──────── Listed entries ────────

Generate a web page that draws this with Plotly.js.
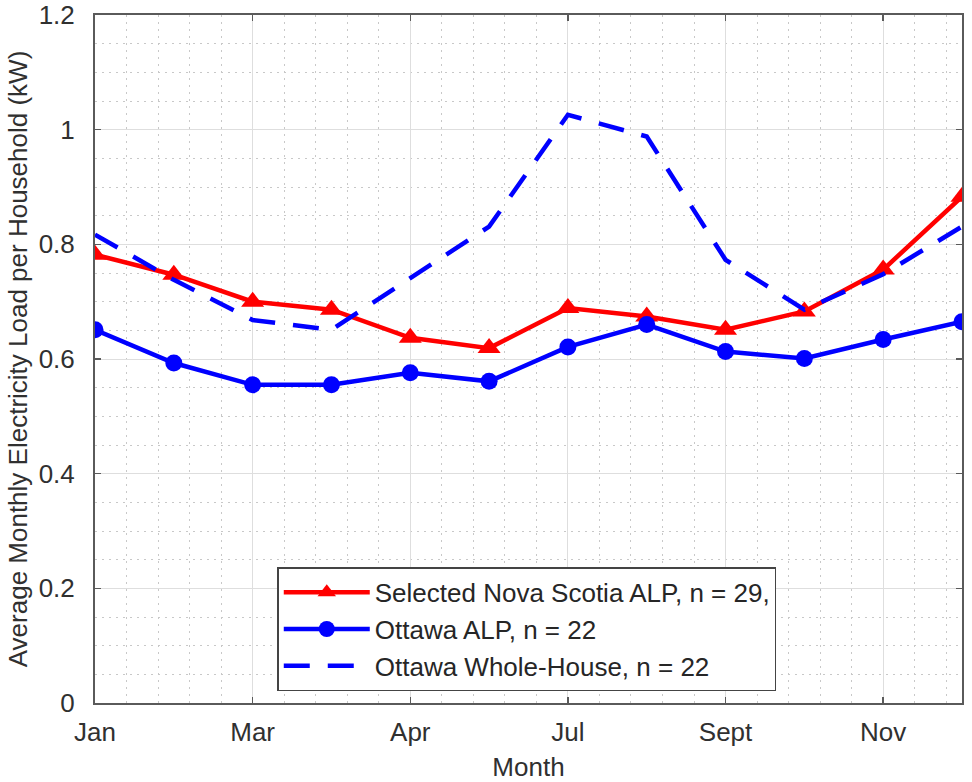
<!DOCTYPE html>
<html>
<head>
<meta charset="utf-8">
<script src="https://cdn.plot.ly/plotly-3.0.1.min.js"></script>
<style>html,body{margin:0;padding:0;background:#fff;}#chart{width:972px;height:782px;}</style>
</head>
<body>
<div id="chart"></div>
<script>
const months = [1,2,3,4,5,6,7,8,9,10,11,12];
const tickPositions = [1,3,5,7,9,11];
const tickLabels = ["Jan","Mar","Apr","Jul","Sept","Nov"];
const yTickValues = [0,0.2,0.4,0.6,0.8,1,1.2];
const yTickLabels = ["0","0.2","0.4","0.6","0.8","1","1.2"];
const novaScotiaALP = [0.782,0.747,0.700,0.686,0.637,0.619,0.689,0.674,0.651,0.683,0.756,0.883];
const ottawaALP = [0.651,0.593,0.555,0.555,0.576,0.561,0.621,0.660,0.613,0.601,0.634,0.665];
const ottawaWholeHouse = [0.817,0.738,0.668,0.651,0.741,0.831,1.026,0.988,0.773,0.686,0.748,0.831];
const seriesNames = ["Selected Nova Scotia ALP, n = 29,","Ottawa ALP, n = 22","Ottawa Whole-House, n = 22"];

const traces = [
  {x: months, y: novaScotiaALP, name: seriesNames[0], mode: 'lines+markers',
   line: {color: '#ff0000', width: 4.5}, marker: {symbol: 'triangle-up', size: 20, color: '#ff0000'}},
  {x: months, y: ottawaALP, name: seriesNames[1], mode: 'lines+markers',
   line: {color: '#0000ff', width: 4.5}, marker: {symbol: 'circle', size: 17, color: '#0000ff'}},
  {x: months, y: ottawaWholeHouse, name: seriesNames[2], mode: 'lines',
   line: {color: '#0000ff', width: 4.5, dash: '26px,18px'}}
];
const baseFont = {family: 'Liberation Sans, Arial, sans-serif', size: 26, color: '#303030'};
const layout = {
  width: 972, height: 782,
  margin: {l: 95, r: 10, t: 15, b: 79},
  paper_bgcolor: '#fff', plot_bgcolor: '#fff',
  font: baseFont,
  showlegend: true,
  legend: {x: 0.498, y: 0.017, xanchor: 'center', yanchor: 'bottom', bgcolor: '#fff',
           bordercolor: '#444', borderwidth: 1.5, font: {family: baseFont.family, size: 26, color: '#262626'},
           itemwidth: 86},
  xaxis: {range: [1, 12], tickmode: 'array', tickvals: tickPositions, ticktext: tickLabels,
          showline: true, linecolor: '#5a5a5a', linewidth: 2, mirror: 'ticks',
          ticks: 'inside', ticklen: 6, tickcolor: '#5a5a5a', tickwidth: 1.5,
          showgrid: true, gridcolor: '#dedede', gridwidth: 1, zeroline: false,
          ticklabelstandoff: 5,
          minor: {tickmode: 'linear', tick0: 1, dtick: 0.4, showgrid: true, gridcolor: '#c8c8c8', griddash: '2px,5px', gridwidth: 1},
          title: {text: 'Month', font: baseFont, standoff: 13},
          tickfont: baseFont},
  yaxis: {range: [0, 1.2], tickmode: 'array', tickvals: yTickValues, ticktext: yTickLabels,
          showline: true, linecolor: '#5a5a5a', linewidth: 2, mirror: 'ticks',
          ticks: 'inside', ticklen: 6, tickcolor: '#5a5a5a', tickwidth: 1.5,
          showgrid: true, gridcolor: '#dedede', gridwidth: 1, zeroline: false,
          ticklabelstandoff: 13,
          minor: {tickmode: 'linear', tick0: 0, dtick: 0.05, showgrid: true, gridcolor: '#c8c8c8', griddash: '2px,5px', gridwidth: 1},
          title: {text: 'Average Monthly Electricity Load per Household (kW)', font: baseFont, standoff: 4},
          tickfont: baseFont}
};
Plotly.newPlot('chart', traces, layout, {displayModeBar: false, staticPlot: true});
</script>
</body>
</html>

────────
──────── Listed entries ────────

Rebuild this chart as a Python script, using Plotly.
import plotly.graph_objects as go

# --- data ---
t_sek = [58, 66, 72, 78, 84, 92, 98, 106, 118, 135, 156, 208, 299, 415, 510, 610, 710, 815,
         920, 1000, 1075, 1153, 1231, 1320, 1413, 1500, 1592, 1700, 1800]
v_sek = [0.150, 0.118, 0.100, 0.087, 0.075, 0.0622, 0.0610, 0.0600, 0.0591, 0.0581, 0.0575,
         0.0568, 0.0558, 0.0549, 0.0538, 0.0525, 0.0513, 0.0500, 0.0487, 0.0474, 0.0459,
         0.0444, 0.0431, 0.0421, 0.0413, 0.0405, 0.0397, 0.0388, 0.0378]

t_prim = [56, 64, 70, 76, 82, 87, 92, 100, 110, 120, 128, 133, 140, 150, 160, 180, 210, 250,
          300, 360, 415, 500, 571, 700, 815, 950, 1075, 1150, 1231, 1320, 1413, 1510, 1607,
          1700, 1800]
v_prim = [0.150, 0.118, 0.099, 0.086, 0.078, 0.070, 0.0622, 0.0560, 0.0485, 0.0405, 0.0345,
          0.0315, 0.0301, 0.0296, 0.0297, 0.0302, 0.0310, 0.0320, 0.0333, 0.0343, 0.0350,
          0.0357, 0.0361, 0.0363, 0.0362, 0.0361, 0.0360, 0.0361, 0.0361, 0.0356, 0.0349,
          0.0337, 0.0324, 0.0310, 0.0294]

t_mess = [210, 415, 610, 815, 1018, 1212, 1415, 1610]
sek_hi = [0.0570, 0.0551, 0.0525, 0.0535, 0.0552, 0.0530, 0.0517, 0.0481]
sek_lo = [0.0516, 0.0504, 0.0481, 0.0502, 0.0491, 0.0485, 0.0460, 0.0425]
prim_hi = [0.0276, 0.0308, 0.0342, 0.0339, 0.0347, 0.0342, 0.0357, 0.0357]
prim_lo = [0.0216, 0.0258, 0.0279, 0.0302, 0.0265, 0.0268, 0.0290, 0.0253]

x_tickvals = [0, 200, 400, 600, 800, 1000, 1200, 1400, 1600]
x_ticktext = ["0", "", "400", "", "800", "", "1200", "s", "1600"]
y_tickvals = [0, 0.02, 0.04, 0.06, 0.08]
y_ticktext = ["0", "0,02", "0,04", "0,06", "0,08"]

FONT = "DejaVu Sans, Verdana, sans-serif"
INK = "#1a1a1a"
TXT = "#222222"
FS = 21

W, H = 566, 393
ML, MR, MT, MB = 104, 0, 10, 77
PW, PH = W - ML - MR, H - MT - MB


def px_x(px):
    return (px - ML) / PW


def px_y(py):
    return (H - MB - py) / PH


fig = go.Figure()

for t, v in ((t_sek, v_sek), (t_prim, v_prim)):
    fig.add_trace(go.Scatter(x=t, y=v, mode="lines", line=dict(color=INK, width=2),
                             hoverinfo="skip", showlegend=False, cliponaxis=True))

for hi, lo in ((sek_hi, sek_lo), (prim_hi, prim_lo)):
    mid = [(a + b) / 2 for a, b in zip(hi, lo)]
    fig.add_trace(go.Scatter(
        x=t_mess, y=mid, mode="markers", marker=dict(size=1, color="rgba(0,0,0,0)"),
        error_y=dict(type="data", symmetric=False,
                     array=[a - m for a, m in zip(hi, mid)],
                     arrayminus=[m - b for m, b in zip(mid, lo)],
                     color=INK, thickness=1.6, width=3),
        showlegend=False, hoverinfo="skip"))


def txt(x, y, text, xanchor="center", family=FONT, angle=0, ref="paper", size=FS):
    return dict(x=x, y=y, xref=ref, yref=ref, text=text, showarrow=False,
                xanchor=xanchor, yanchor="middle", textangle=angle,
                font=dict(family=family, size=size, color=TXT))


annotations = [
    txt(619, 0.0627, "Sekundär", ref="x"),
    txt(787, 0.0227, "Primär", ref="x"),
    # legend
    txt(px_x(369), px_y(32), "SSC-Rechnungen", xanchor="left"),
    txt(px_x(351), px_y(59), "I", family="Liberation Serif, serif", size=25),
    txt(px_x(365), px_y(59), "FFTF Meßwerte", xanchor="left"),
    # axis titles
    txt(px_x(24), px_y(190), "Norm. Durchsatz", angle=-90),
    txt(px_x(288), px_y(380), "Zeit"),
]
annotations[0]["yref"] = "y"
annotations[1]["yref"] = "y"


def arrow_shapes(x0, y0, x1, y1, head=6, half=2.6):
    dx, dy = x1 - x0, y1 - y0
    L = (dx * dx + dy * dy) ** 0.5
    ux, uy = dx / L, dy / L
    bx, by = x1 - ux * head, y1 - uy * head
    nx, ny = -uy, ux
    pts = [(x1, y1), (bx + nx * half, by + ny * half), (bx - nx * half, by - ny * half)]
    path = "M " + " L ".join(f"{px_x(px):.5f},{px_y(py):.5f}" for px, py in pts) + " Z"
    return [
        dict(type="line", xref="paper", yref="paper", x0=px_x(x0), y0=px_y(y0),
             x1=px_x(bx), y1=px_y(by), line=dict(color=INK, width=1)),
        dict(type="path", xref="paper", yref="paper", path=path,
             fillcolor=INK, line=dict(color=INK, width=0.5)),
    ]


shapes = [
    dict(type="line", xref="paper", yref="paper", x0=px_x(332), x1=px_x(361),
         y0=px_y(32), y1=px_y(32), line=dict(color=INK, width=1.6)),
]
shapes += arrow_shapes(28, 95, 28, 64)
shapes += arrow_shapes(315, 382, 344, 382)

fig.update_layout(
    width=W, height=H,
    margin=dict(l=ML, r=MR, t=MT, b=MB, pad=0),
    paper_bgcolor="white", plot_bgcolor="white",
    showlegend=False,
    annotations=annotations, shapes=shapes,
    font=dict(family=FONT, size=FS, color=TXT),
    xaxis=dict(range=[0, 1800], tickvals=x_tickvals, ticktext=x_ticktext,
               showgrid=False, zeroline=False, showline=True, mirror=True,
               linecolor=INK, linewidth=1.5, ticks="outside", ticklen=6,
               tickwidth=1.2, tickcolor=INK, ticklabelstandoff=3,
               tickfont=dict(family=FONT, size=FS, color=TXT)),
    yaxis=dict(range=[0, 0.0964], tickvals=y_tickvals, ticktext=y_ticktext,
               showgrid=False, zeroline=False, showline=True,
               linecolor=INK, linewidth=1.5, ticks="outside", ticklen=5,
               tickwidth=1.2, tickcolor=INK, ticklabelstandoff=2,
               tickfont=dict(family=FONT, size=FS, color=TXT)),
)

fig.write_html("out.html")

────────
──────── Listed entries ────────

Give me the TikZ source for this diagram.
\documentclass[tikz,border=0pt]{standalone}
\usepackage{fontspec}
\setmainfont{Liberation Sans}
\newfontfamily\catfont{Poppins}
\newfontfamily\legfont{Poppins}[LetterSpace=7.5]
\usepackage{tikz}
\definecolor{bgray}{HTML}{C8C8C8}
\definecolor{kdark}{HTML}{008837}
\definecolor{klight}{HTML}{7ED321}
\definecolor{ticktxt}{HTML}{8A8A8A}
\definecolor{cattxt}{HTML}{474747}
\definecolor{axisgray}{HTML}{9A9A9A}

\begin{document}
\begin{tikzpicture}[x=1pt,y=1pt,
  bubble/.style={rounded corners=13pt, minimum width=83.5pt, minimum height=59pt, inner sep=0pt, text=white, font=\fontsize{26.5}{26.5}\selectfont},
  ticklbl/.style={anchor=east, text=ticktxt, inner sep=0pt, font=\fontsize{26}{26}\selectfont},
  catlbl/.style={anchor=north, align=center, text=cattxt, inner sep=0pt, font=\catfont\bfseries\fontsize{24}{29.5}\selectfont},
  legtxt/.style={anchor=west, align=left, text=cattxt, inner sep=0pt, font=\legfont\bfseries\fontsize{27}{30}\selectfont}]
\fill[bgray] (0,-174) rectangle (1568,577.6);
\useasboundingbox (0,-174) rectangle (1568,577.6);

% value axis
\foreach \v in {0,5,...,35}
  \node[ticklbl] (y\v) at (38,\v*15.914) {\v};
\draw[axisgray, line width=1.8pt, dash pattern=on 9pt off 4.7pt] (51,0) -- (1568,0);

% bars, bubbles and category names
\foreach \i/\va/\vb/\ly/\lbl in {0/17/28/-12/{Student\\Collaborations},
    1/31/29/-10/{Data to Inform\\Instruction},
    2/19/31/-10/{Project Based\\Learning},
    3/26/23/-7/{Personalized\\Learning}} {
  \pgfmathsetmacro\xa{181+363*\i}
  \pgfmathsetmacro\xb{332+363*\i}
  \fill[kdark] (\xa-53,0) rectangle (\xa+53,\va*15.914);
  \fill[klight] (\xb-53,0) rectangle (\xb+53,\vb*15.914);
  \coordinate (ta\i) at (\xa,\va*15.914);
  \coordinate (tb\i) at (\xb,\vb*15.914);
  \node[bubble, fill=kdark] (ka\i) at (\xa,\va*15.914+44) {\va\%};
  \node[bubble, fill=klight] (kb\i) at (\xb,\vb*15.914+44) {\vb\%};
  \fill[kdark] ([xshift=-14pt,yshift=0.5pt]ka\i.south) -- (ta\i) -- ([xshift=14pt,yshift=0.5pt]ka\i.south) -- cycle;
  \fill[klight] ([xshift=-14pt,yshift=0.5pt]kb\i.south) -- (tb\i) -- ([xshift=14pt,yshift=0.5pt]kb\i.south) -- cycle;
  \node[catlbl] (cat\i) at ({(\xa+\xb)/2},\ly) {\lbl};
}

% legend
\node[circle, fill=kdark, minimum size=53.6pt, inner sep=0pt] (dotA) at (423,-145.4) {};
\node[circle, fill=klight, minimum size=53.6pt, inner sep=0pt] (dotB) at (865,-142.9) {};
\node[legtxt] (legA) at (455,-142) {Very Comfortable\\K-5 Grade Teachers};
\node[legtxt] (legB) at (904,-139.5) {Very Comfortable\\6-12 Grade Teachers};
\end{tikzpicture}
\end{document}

────────

_Exercise instructions_. Above are records with pictures. Reproduce exactly only the lines from the line with "Generate a web" through the line with "Scotia ALP, n", both ends included, and leave the pictures out.

_Finished exercise_.
Generate a web page that draws this with Plotly.js.
<!DOCTYPE html>
<html>
<head>
<meta charset="utf-8">
<script src="https://cdn.plot.ly/plotly-3.0.1.min.js"></script>
<style>html,body{margin:0;padding:0;background:#fff;}#chart{width:972px;height:782px;}</style>
</head>
<body>
<div id="chart"></div>
<script>
const months = [1,2,3,4,5,6,7,8,9,10,11,12];
const tickPositions = [1,3,5,7,9,11];
const tickLabels = ["Jan","Mar","Apr","Jul","Sept","Nov"];
const yTickValues = [0,0.2,0.4,0.6,0.8,1,1.2];
const yTickLabels = ["0","0.2","0.4","0.6","0.8","1","1.2"];
const novaScotiaALP = [0.782,0.747,0.700,0.686,0.637,0.619,0.689,0.674,0.651,0.683,0.756,0.883];
const ottawaALP = [0.651,0.593,0.555,0.555,0.576,0.561,0.621,0.660,0.613,0.601,0.634,0.665];
const ottawaWholeHouse = [0.817,0.738,0.668,0.651,0.741,0.831,1.026,0.988,0.773,0.686,0.748,0.831];
const seriesNames = ["Selected Nova Scotia ALP, n = 29,","Ottawa ALP, n = 22","Ottawa Whole-House, n = 22"];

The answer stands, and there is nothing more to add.